Another proposal related to two check dams that would be affected by development work.

“Although man-made, these were created according to the natural slope. So we proposed bridges to go over them in the alternate plan,” Storey said.

This plan too was rejected.

“They don’t see the Master Plan as flexible,” Storey stated.

Auroville Foundation hits back

Auroville Foundation, which has sought ₹1,000 crore from the Centre for the implementing the development programme, scoffs at the various charges.

Residents themselves have approved the Master Plan, claims Auroville Foundation spokesperson Joel Van Lierde.

“The residents’ assembly had decided to implement the plan in 1999, but the community has not been able to do the work until now,” Lierde told South First.

As for Neogy’s charge that development plans were not being submitted to residents, he said the governing board interpreted the clause differently.

“Once the construction work starts, only then the plans can be reviewed every five years. How can there be reviews when it had not begun?”

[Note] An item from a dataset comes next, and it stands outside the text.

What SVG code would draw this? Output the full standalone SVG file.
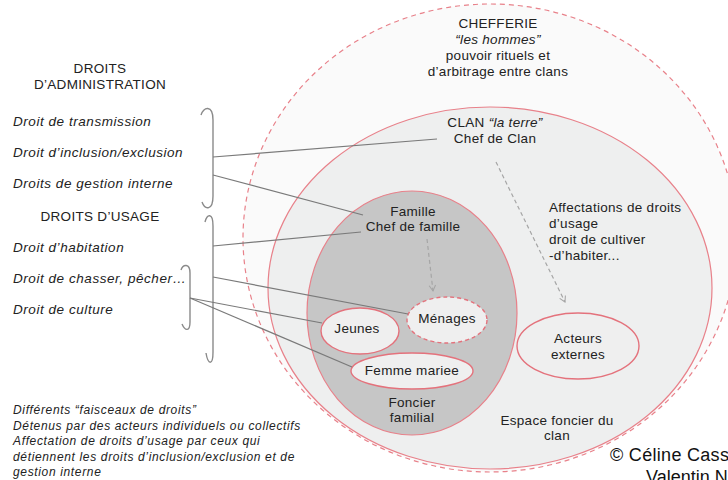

As for the felled trees, he said: “For every tree that will be uprooted, 10 more will be replanted.”

However, a sceptical Storey says some trees are of a special species that cannot be replanted.

Foundation, others question ‘forests’

In its affidavit to the NGT, the foundation also questioned the term “forest” that residents use for woodlands in the township.

“None of the trees planted in Auroville result in any part of Auroville becoming a forest by the mere fact of such tree plantation,” it said.

“Even the trees planted in the A-C categories listed above, do not make any of these land areas into a ‘forest’ or ‘deemed forest’, it added, referring to trees planted in the green belt and outside the Master Plan area.

Agrees Anu Majumdar, living in Auroville for four decades.

“The Bliss area land was bought on donation money, and now it is occupied in the name of a forest,” she told South First.

“Trees were initially planted for timber but they have weaponised it.”